==== Dataset content

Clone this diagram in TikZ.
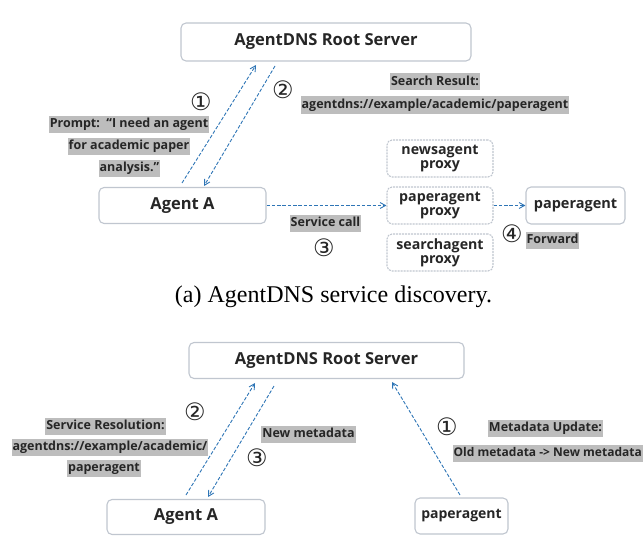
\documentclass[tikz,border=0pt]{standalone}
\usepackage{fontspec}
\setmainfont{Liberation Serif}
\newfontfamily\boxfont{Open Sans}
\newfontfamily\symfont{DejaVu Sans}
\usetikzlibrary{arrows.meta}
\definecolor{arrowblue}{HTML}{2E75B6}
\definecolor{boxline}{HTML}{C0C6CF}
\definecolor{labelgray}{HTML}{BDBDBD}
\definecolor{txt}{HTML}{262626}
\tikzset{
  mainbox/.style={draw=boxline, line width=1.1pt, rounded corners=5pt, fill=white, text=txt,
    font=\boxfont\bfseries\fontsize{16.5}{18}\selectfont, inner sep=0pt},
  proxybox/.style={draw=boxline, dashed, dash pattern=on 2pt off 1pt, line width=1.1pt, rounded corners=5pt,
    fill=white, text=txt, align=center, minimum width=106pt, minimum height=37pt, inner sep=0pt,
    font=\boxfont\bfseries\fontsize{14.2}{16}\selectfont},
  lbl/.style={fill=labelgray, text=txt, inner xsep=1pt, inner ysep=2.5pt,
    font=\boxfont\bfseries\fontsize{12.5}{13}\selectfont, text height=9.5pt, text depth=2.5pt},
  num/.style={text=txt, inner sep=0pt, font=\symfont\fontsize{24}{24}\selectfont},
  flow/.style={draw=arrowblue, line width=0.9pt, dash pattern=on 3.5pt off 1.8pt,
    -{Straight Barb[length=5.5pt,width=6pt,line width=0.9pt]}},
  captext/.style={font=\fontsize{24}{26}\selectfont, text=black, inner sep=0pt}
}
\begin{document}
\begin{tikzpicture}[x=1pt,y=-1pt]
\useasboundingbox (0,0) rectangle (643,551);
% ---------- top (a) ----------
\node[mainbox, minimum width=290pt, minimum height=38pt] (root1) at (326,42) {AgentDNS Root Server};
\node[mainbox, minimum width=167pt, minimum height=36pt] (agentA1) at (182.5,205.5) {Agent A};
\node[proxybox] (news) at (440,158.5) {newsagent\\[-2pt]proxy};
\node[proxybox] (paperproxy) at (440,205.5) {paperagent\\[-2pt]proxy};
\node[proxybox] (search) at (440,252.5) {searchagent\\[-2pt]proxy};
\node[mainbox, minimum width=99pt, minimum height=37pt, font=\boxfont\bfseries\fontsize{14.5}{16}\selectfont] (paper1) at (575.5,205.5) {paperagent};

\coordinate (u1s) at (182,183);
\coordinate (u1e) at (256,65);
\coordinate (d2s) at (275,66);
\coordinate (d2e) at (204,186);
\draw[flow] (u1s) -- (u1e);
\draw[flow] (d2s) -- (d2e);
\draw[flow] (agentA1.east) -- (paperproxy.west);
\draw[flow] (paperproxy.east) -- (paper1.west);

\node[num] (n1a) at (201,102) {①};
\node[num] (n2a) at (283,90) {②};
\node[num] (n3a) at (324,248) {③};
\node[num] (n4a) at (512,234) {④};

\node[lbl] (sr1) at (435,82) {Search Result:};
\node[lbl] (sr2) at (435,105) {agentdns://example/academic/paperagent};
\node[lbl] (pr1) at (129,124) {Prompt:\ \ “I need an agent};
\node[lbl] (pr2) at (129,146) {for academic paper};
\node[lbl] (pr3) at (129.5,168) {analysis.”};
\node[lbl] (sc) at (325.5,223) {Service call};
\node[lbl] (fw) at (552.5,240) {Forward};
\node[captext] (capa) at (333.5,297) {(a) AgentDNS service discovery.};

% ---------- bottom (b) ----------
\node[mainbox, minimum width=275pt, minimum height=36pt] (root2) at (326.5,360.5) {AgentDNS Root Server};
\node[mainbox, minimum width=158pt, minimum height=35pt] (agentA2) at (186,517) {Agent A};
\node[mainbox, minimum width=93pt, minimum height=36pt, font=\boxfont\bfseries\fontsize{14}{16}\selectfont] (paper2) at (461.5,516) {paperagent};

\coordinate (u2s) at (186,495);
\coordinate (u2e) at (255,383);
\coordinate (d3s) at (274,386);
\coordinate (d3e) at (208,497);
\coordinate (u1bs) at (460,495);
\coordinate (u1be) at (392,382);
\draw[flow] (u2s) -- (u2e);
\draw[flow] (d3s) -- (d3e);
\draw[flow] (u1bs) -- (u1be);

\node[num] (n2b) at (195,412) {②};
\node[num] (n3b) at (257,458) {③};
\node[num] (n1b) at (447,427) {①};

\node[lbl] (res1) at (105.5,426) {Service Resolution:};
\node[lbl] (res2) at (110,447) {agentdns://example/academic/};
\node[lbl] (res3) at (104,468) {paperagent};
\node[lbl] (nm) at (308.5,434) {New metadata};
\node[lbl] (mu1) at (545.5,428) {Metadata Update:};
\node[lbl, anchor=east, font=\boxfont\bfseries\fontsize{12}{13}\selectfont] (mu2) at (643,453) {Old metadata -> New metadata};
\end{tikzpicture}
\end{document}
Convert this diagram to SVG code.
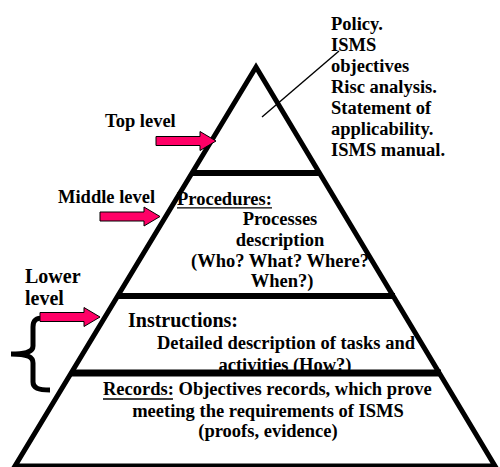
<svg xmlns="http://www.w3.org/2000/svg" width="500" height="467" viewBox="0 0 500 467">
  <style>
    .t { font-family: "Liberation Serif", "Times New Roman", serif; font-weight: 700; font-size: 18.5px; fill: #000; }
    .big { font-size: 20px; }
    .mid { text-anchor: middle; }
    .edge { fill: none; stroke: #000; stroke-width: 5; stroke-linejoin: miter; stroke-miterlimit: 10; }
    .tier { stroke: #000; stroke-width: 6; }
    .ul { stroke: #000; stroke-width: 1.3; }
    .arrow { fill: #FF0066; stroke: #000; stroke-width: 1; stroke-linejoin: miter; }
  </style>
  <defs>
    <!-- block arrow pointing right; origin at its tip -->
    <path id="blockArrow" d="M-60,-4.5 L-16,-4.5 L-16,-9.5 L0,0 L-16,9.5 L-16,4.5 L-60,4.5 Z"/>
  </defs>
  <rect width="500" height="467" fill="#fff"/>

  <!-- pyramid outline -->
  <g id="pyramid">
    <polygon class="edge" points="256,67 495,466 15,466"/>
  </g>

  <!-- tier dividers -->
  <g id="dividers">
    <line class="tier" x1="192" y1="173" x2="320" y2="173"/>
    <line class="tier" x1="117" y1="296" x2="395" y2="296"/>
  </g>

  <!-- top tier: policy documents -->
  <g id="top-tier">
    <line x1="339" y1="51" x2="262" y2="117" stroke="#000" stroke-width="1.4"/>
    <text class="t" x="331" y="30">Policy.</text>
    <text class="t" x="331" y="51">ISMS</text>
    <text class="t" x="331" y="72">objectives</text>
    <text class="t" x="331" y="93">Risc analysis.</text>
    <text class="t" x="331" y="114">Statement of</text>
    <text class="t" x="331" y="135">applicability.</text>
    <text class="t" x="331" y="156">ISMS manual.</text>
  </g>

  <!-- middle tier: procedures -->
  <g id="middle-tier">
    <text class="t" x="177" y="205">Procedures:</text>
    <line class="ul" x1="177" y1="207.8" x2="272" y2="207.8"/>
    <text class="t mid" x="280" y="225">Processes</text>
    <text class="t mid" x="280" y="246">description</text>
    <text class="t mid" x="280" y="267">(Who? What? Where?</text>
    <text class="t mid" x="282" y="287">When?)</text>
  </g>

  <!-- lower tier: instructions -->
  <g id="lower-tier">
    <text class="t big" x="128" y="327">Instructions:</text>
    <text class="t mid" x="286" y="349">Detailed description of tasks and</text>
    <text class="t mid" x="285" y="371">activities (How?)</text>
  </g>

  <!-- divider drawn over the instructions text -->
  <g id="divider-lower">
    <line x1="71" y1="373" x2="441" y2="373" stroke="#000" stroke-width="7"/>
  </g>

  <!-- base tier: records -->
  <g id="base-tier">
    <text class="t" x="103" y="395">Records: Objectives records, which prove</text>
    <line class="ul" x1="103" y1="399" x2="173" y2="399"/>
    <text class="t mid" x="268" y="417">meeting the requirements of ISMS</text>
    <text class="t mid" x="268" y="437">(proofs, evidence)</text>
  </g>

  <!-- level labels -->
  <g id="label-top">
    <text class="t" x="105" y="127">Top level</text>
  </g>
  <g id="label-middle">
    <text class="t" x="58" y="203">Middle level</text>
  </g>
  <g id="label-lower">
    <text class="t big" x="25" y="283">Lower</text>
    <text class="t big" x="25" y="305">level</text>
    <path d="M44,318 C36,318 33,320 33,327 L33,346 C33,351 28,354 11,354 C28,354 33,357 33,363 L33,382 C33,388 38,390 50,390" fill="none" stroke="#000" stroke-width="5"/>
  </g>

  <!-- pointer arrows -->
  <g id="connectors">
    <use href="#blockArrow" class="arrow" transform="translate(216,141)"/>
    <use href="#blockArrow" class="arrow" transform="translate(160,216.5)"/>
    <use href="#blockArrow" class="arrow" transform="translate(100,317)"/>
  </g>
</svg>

========
==== Dataset content

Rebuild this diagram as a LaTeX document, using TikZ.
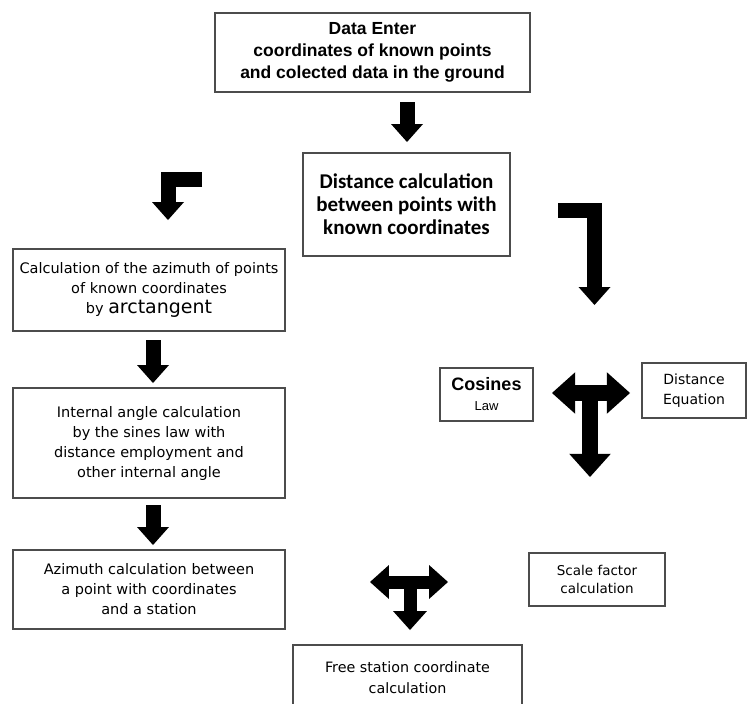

========

## Exercise
Pull every line containing the word "diagram" out of the material and copy it.

## The response
Clone this diagram in TikZ.
Convert this diagram to SVG code.
Rebuild this diagram as a LaTeX document, using TikZ.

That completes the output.